Mix egg yolk with a couple tablespoons of water. Add to the dry ingredients with the remaining tablespoon of water.Using a butter knife, mix the egg and water into the flour until the mixture forms large clumps. You may need to add a little more water depending on the moisture in the flour. Tip the dough onto a floured surface, pat together with floured hands. Don’t over work the dough – work quickly.
Roll out into a large circle of dough about 1.5 mm thick. Roll the dough outwards away from you in quick strokes. Place onto
a piece of waxed paper or directly onto a greased oven tray with sides.
Add cinnamon, flour and sugar to a large bowl. Core and finely slice the apples, adding to the bowl as you cut them. Toss the apples in the sugar mixture. Tip into the centre of the pastry. Fold the pastry around the apples and crimp the edges together to hold the apples. Brush pastry with milk to glaze.
Bake in preheated to 215˚C for 30–35 minutes or until pastry is golden. Remove from oven and cover with cloth for 10 minutes to rest before cutting and serving.

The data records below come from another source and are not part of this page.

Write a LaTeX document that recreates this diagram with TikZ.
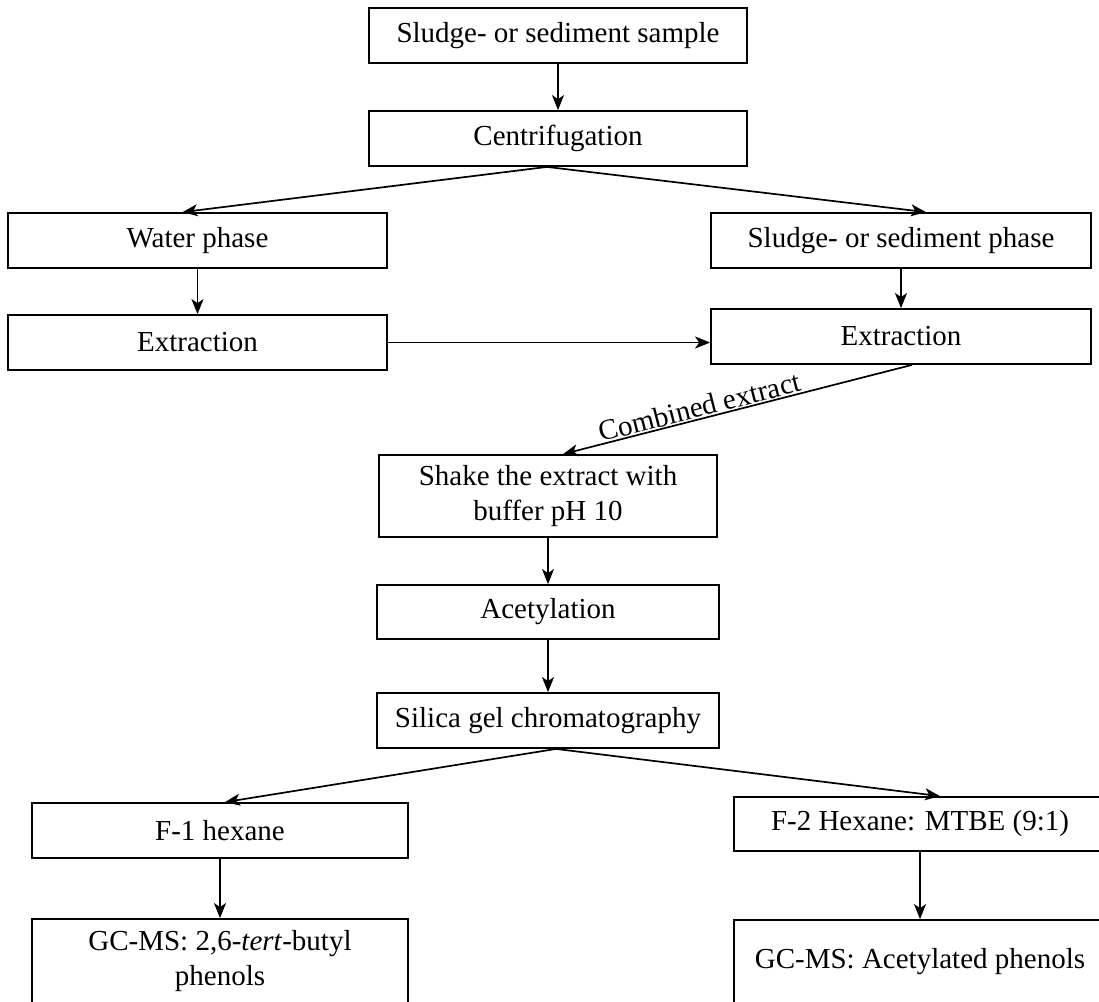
\documentclass[tikz,border=0pt]{standalone}
\usepackage{fontspec}
\setmainfont{Liberation Serif}
\usetikzlibrary{arrows.meta}
\begin{document}
\begin{tikzpicture}[x=1pt,y=-1pt,
  font=\fontsize{29}{35}\selectfont,
  box/.style={draw=black, line width=1.8pt, rectangle, inner sep=0pt, align=center, minimum width=#1},
  box/.default=378pt,
  arr/.style={line width=1.7pt, -{Stealth[length=15pt,width=12pt,inset=4pt]}}]
\useasboundingbox (0,0) rectangle (1099,1001);
\node[box=378pt, minimum height=55pt] (sample) at (558,35.5) {Sludge- or sediment sample};
\node[box=378pt, minimum height=55pt] (centr) at (558,138.5) {Centrifugation};
\node[box=379pt, minimum height=55pt] (water) at (197.5,240.5) {Water phase};
\node[box=380pt, minimum height=55pt] (sphase) at (901,240.5) {Sludge- or sediment phase};
\node[box=379pt, minimum height=55pt] (extL) at (197.5,342.5) {Extraction};
\node[box=380pt, minimum height=55pt] (extR) at (901,336.5) {Extraction};
\node[box=338pt, minimum height=82pt] (shake) at (548,496) {Shake the extract with\\buffer pH 10};
\node[box=342pt, minimum height=54pt] (acet) at (548,612) {Acetylation};
\node[box=342pt, minimum height=55pt] (silica) at (548,720.5) {Silica gel chromatography};
\node[box=376pt, minimum height=55pt] (f1) at (220,830.5) {F-1 hexane};
\node[box=372pt, minimum height=54pt] (f2) at (920,824) {F-2 Hexane: MTBE (9:1)};
\node[box=376pt, minimum height=84pt] (gcl) at (220,961) {GC-MS: 2,6-\textit{tert}-butyl\\phenols};
\node[box=372pt, minimum height=83pt] (gcr) at (920,961.5) {GC-MS: Acetylated phenols};

\draw[arr] (sample.south) -- (centr.north);
\draw[arr] ([xshift=-11pt]centr.south) -- ([xshift=-15pt]water.north);
\draw[arr] ([xshift=-11pt]centr.south) -- ([xshift=25pt]sphase.north);
\draw[arr] (water.south) -- (extL.north);
\draw[arr] (sphase.south) -- (extR.north);
\draw[arr] (extL.east) -- (extL.east -| extR.west);
\draw[arr] ([xshift=11pt]extR.south) -- node[pos=0.6, sloped, above, inner sep=1pt] {Combined extract} ([xshift=15pt]shake.north);
\draw[arr] (shake.south) -- (acet.north);
\draw[arr] (acet.south) -- (silica.north);
\draw[arr] ([xshift=8pt]silica.south) -- ([xshift=5pt]f1.north);
\draw[arr] ([xshift=8pt]silica.south) -- ([xshift=20pt]f2.north);
\draw[arr] (f1.south) -- (gcl.north);
\draw[arr] (f2.south) -- (gcr.north);
\end{tikzpicture}
\end{document}
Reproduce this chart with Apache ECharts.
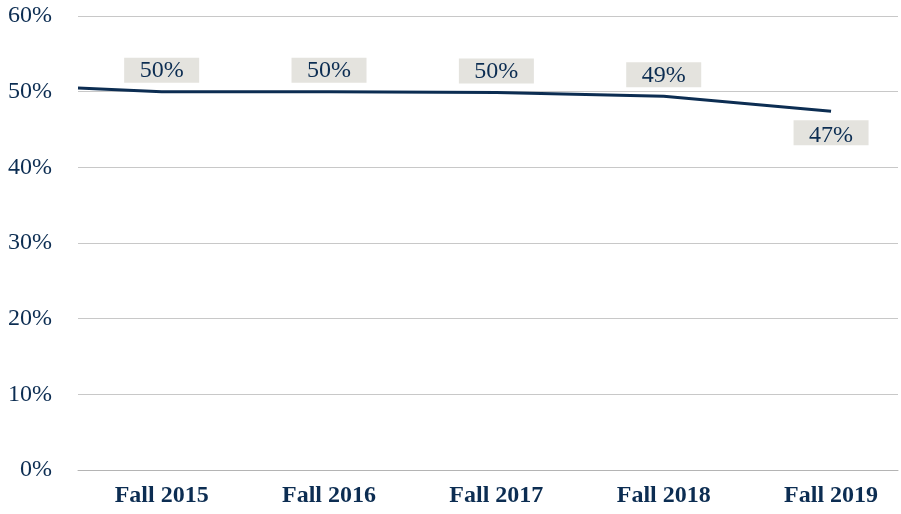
<!DOCTYPE html>
<html>
<head>
<meta charset="utf-8">
<script src="https://cdn.jsdelivr.net/npm/echarts@6/dist/echarts.min.js"></script>
<style>
  html, body { margin: 0; padding: 0; background: #fff; }
  #chart { width: 901px; height: 514px; }
</style>
</head>
<body>
<div id="chart"></div>
<script>
// categories and values
const terms = ['Fall 2015', 'Fall 2016', 'Fall 2017', 'Fall 2018', 'Fall 2019']
const rates = [50.0, 50.0, 49.9, 49.4, 47.4]
// the line enters from the left edge of the plot
const leadIn = [-0.5, 50.5]
const yTicks = [0, 10, 20, 30, 40, 50, 60]

const navy = '#0c2d52'
const serif = '"Liberation Serif", "DejaVu Serif", serif'

let myChart = echarts.init(document.getElementById('chart'))
let points = [leadIn].concat(rates.map((v, i) => [i, v]))

let option = {
  animation: false,
  grid: {
    left: 78,
    right: 3,
    top: 16,
    bottom: 44,
  },
  xAxis: {
    type: 'value',
    min: -0.5,
    max: 4.4,
    axisLine: {
      show: true,
      lineStyle: { color: '#b4b4b4', width: 1 },
    },
    axisTick: { show: false },
    splitLine: { show: false },
    axisLabel: {
      customValues: terms.map((t, i) => i),
      formatter: (v) => terms[Math.round(v)],
      color: navy,
      fontFamily: serif,
      fontWeight: 'bold',
      fontSize: 24,
      margin: 14,
    },
  },
  yAxis: {
    type: 'value',
    min: yTicks[0],
    max: yTicks[yTicks.length - 1],
    interval: 10,
    axisLine: { show: false },
    axisTick: { show: false },
    splitLine: {
      lineStyle: { color: '#c8c8c8', width: 1 },
    },
    axisLabel: {
      formatter: '{value}%',
      color: navy,
      fontFamily: serif,
      fontSize: 24,
      margin: 26,
    },
  },
  series: [
    {
      type: 'line',
      data: points,
      symbol: 'circle',
      symbolSize: 0,
      showSymbol: true,
      itemStyle: { color: navy },
      lineStyle: { color: navy, width: 3 },
      label: {
        show: true,
        position: 'top',
        distance: 9,
        formatter: (p) => (p.dataIndex === 0 ? '' : Math.round(p.value[1]) + '%'),
        color: navy,
        fontFamily: serif,
        fontSize: 24,
        backgroundColor: '#e4e3de',
        width: 43,
        height: 22,
        lineHeight: 24,
        padding: [3, 16, 0, 16],
        align: 'center',
      },
    },
  ],
}

// last label sits under the line
option.series[0].data = points.map((pt, i) => {
  if (i === 0) return { value: pt, label: { show: false } }
  if (i === points.length - 1) return { value: pt, label: { position: 'bottom' } }
  return pt
})

myChart.setOption(option)
window.addEventListener('resize', () => {
  myChart.resize()
})
</script>
</body>
</html>
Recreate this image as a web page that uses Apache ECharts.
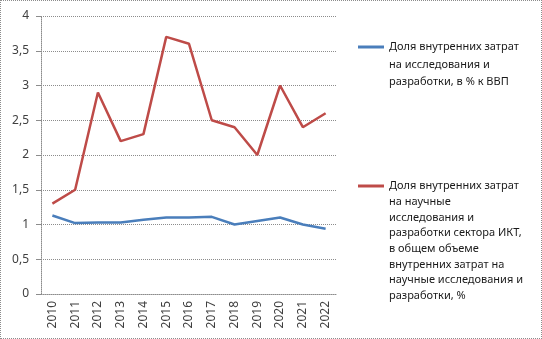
<!DOCTYPE html>
<html>
<head>
<meta charset="utf-8">
<script src="https://cdn.jsdelivr.net/npm/echarts@6/dist/echarts.min.js"></script>
<style>
  html, body { margin: 0; padding: 0; background: #fff; }
  #chart { width: 542px; height: 339px; box-sizing: border-box; border: 1px dotted #8c8c8c; }
</style>
</head>
<body>
<div id="chart"></div>
<script>
// Years on the category axis
const years = ['2010','2011','2012','2013','2014','2015','2016','2017','2018','2019','2020','2021','2022'];

// Share of domestic R&D expenditure in GDP, %
const rdShareGdp = [1.13, 1.02, 1.03, 1.03, 1.07, 1.10, 1.10, 1.11, 1.00, 1.05, 1.10, 1.00, 0.94];

// Share of ICT-sector R&D in total domestic R&D expenditure, %
const ictShareRd = [1.3, 1.5, 2.9, 2.2, 2.3, 3.7, 3.6, 2.5, 2.4, 2.0, 3.0, 2.4, 2.6];

// Series names (legend text)
const nameGdp = 'Доля внутренних затрат\nна исследования и\nразработки, в % к ВВП';
const nameIct = 'Доля внутренних затрат\nна научные\nисследования и\nразработки сектора ИКТ,\nв общем объеме\nвнутренних затрат на\nнаучные исследования и\nразработки, %';

const FONT = 'Noto Sans';
const lines = s => s.split('\n').length;

// Legend entry whose marker sits beside the first text line:
// blank lines are prepended so the vertically centred marker lines up with line one.
function legendFor(name, markerY, lineH) {
  const n = lines(name);
  return {
    data: [name],
    left: 357,
    top: markerY - (2 * n - 1) * lineH / 2,
    orient: 'vertical',
    padding: 0,
    icon: 'rect',
    itemWidth: 26,
    itemHeight: 3,
    itemGap: 0,
    selectedMode: false,
    formatter: s => '\n'.repeat(n - 1) + s,
    textStyle: {
      fontFamily: FONT,
      fontSize: 11,
      color: '#1a1a1a',
      lineHeight: lineH
    }
  };
}

const chart = echarts.init(document.getElementById('chart'), null, { renderer: 'canvas' });
chart.setOption({
  animation: false,
  backgroundColor: '#fff',
  grid: { left: 40, right: 204, top: 15, bottom: 44, containLabel: false },
  legend: [
    legendFor(nameGdp, 46, 17.5),
    legendFor(nameIct, 185, 15.7)
  ],
  xAxis: {
    type: 'category',
    data: years,
    boundaryGap: true,
    axisLine: { lineStyle: { color: '#8c8c8c', type: 'dotted' } },
    axisTick: { length: 4, lineStyle: { color: '#8c8c8c' } },
    axisLabel: { rotate: 90, fontFamily: FONT, fontSize: 12, color: '#404040', margin: 7 }
  },
  yAxis: {
    type: 'value',
    min: 0,
    max: 4,
    interval: 0.5,
    axisLine: { show: true, lineStyle: { color: '#8c8c8c', type: 'dotted' } },
    axisTick: { show: true, length: 5, lineStyle: { color: '#8c8c8c' } },
    splitLine: { lineStyle: { color: '#8c8c8c', type: 'dotted', width: 1 } },
    axisLabel: {
      fontFamily: FONT, fontSize: 12, color: '#404040', margin: 12,
      formatter: v => String(v).replace('.', ',')
    }
  },
  series: [
    {
      name: nameGdp,
      type: 'line',
      data: rdShareGdp,
      symbol: 'none',
      color: '#4a7ebb',
      lineStyle: { width: 2.5, color: '#4a7ebb' }
    },
    {
      name: nameIct,
      type: 'line',
      data: ictShareRd,
      symbol: 'none',
      color: '#be4b48',
      lineStyle: { width: 2.5, color: '#be4b48' }
    }
  ]
});
</script>
</body>
</html>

Hands-on Time: 15 minutes | Cooking time: 30–35 minutes
Tip: Granny Smith apples originated in New South Wales, Australia in 1868 and was named after Maria Ann Smith who propagated the cultivar from a chance seedling. Maria had many children and became known in the local area as Granny Smith. In 1895 the apples were officially recognized for their excellent shelf life and their ability to be exported. They are now grown all around the southern hemisphere, France and the USA.